Only BRT buses will be allowed to use the 14 kilometres of dedicated lanes running down the centre of the city's main north-south corridor, so they will not get jammed in the usual stream of cars, trucks and local buses.
Work on the first section is due to start in spring and later phases will see the system expand to 64.5 kilometres, says the ADB.
The state-of-the art vehicles will be a significant leap forward over current public transport options, a motley collection of battered Soviet-era buses and some newer South Korean models.
They will be heated in winter and should cut suburban residents' commuting times by as much as two thirds.
Rosenthal said the system would "easily" meet demand.
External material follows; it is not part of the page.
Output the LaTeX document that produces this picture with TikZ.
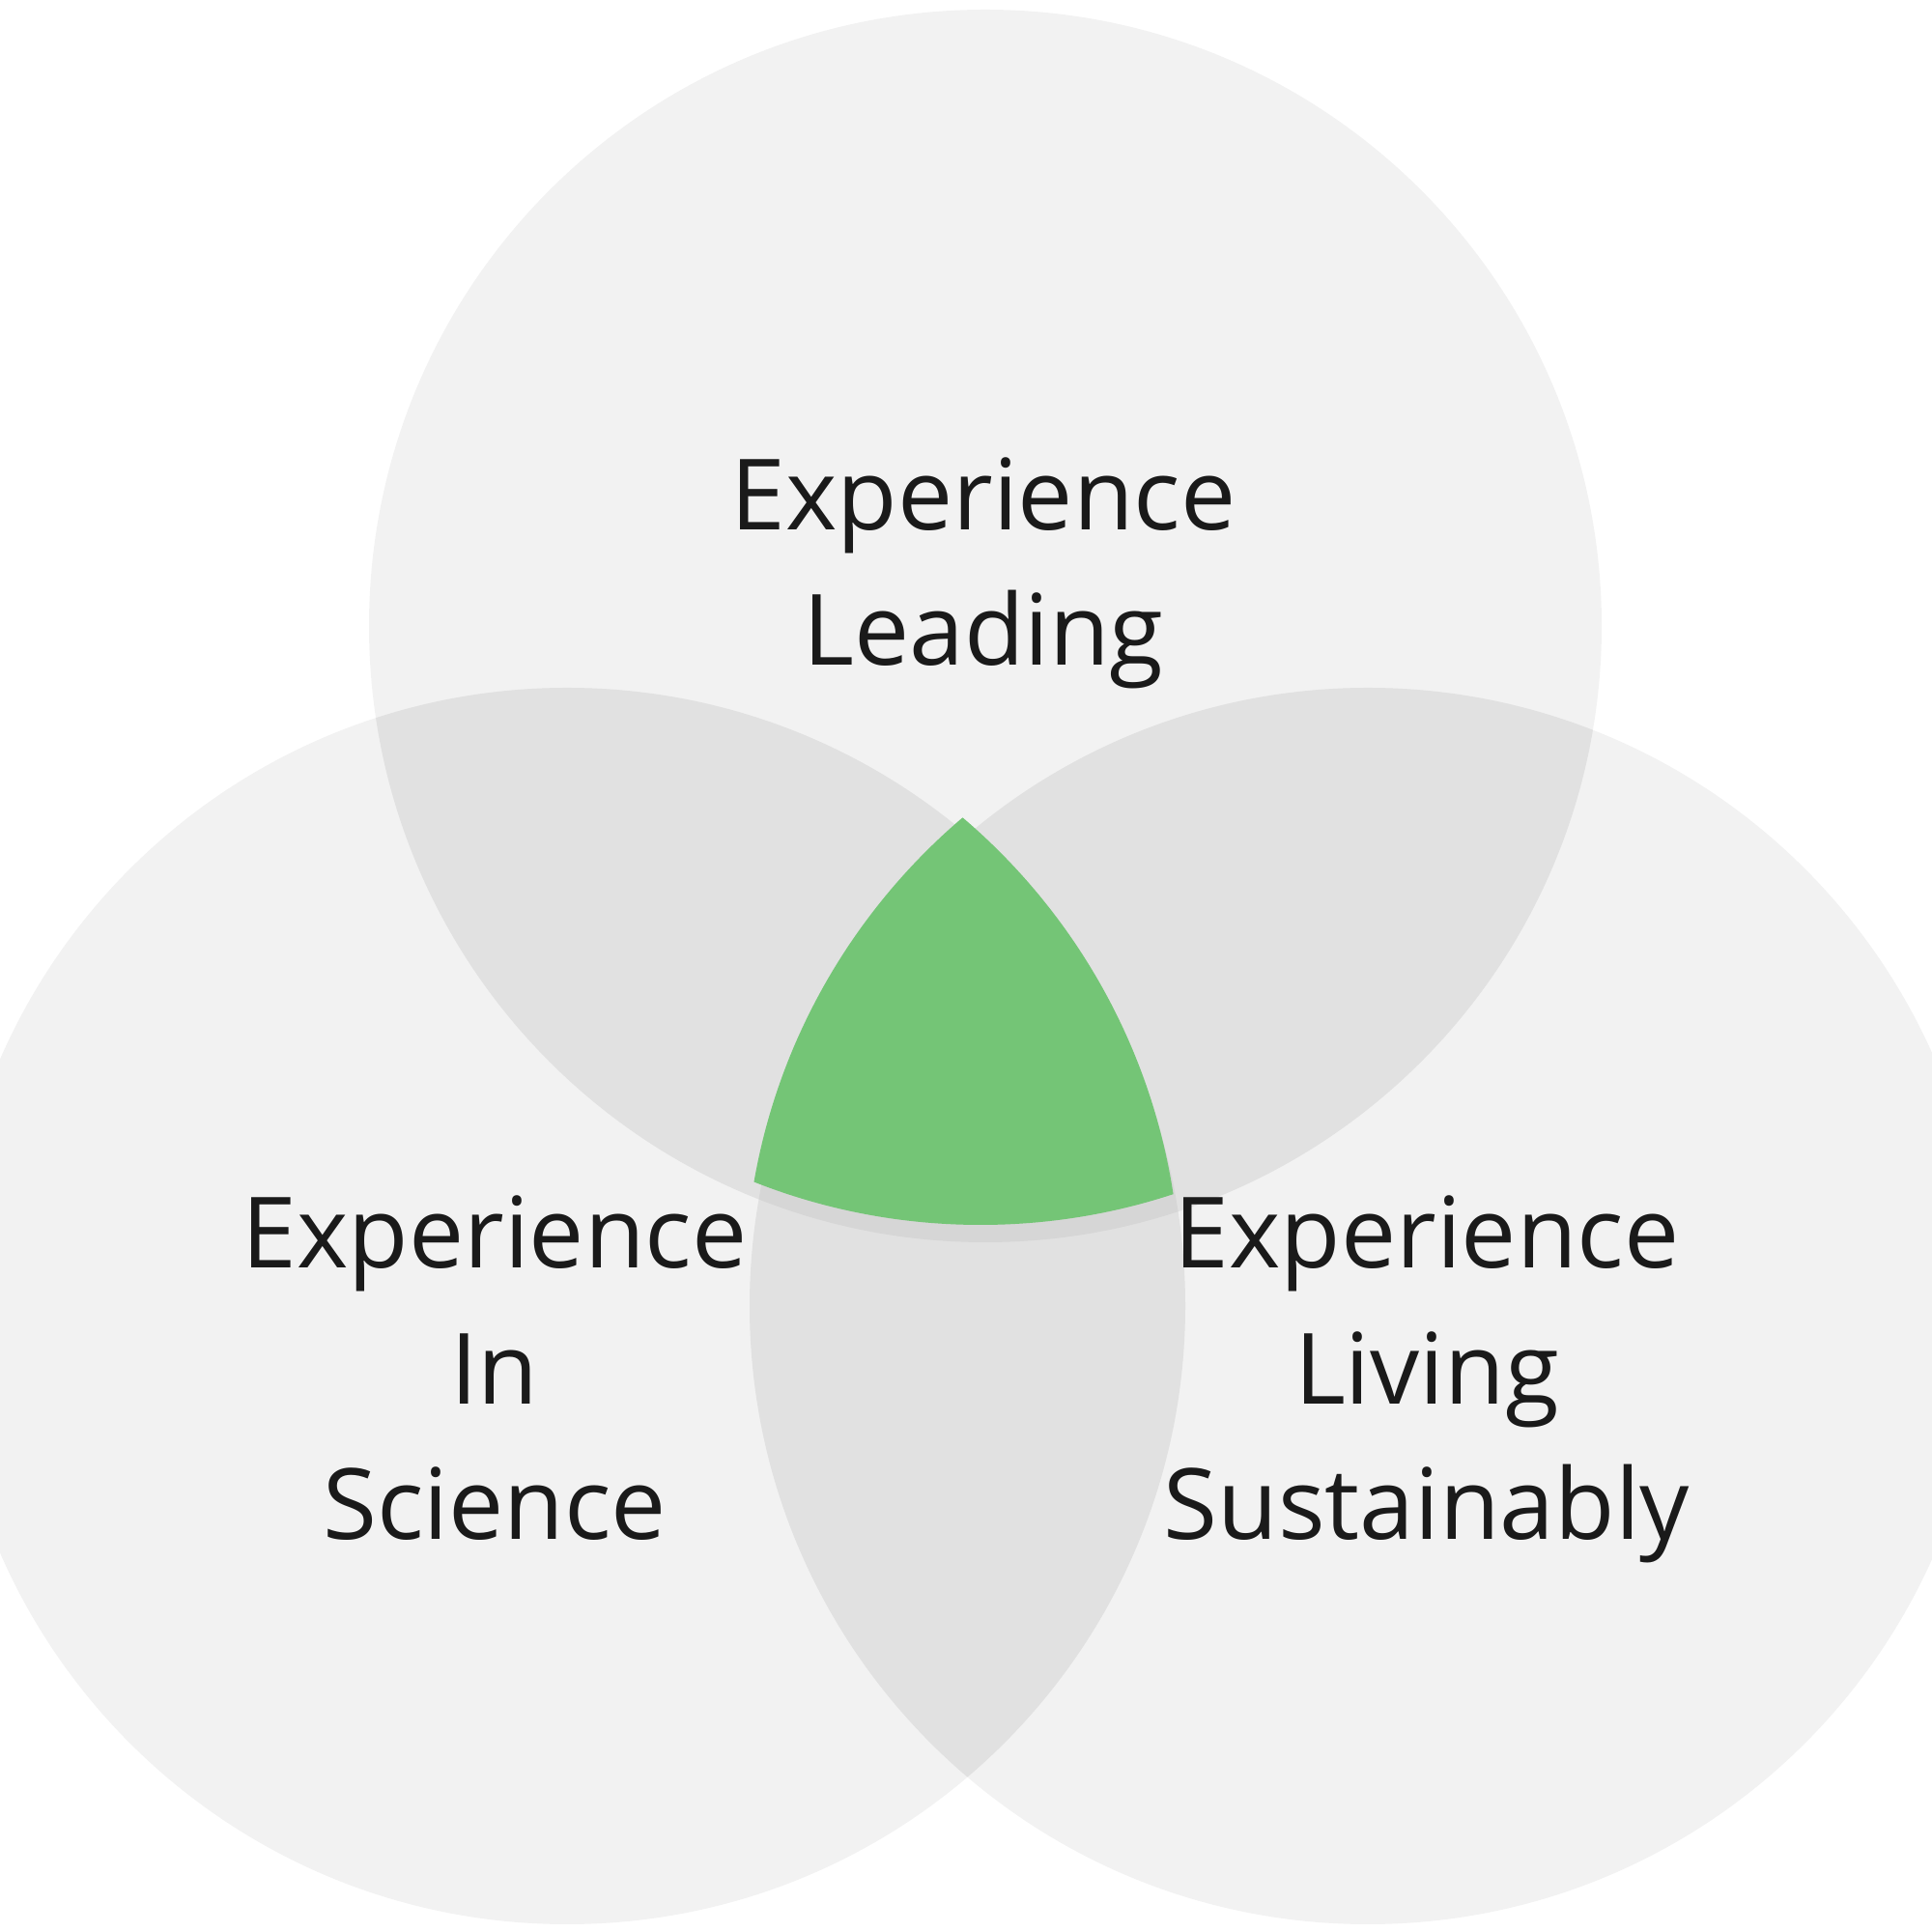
\documentclass[tikz,border=0pt]{standalone}
\usepackage{fontspec}
\setmainfont{Open Sans}
\usepackage{tikz}
\definecolor{grisclaro}{RGB}{242,242,242}
\definecolor{grismedio}{RGB}{225,225,225}
\definecolor{grissombra}{RGB}{214,214,214}
\definecolor{verde}{RGB}{116,197,118}
\definecolor{texto}{RGB}{26,26,26}
\tikzset{
    etiqueta/.style={
        align=center,
        text=texto,
        font=\fontsize{29}{40}\selectfont,
        inner sep=0pt
    }
}

\begin{document}
\begin{tikzpicture}

    \useasboundingbox (0,0) rectangle (20,20);
    \clip (0,0) rectangle (20,20);

    % Circulos
    \fill[grisclaro] (10.20,13.52) circle (6.38);
    \fill[grisclaro] (5.87,6.48) circle (6.40);
    \fill[grisclaro] (14.16,6.48) circle (6.40);

    % Intersecciones dobles
    \begin{scope}
        \clip (10.20,13.52) circle (6.38);
        \fill[grismedio] (5.87,6.48) circle (6.40);
        \fill[grismedio] (14.16,6.48) circle (6.40);
    \end{scope}
    \begin{scope}
        \clip (5.87,6.48) circle (6.40);
        \fill[grismedio] (14.16,6.48) circle (6.40);
    \end{scope}

    % Sombra del centro
    \begin{scope}
        \clip (10.20,13.52) circle (6.38);
        \clip (5.87,6.48) circle (6.40);
        \fill[grissombra] (14.16,6.48) circle (6.40);
    \end{scope}

    % Centro
    \begin{scope}[shift={(-0.05,0.18)}]
        \clip (10.20,13.52) circle (6.38);
        \clip (5.87,6.48) circle (6.40);
        \fill[verde] (14.16,6.48) circle (6.40);
    \end{scope}

    % Etiquetas (base = ultima linea)
    \node[etiqueta, anchor=base] (liderar)  at (10.18,13.11) {Experience\\Leading};
    \node[etiqueta, anchor=base] (ciencia)  at (5.12,4.06)   {Experience\\In\\Science};
    \node[etiqueta, anchor=base] (sostener) at (14.77,4.06)  {Experience\\Living\\Sustainably};

\end{tikzpicture}
\end{document}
"In terms of operating costs, BRT is cheaper than rail systems and can be built in a small number of years. Constructing a rail system would take a decade or more" and cost at least 20 times as much, he added.
In the meantime Ulan Bator's mayor Bat-Uul Erdene has tried to control the traffic problem by restricting vehicles based on their licence plate number.
Since September, cars with plates ending in one and five have been banned on Mondays, two and six on Tuesdays, and so on.
Damdin Amgalanbaatar, a 62-year-old retired soldier who drives an informal taxi to make ends meet, says the mayor's scheme has helped, even if it forces him off the road one day per week.
"My plate ends in four so I cannot drive on Thursdays but for me it's OK. It forces me to take a day off so I have more time to spend with friends and relatives."
The payoff has been an easier workday, as lighter traffic means quicker transport times and more fares, he added.
"Before I could only get a few passengers because I spent most of the time sitting in traffic, not going anywhere."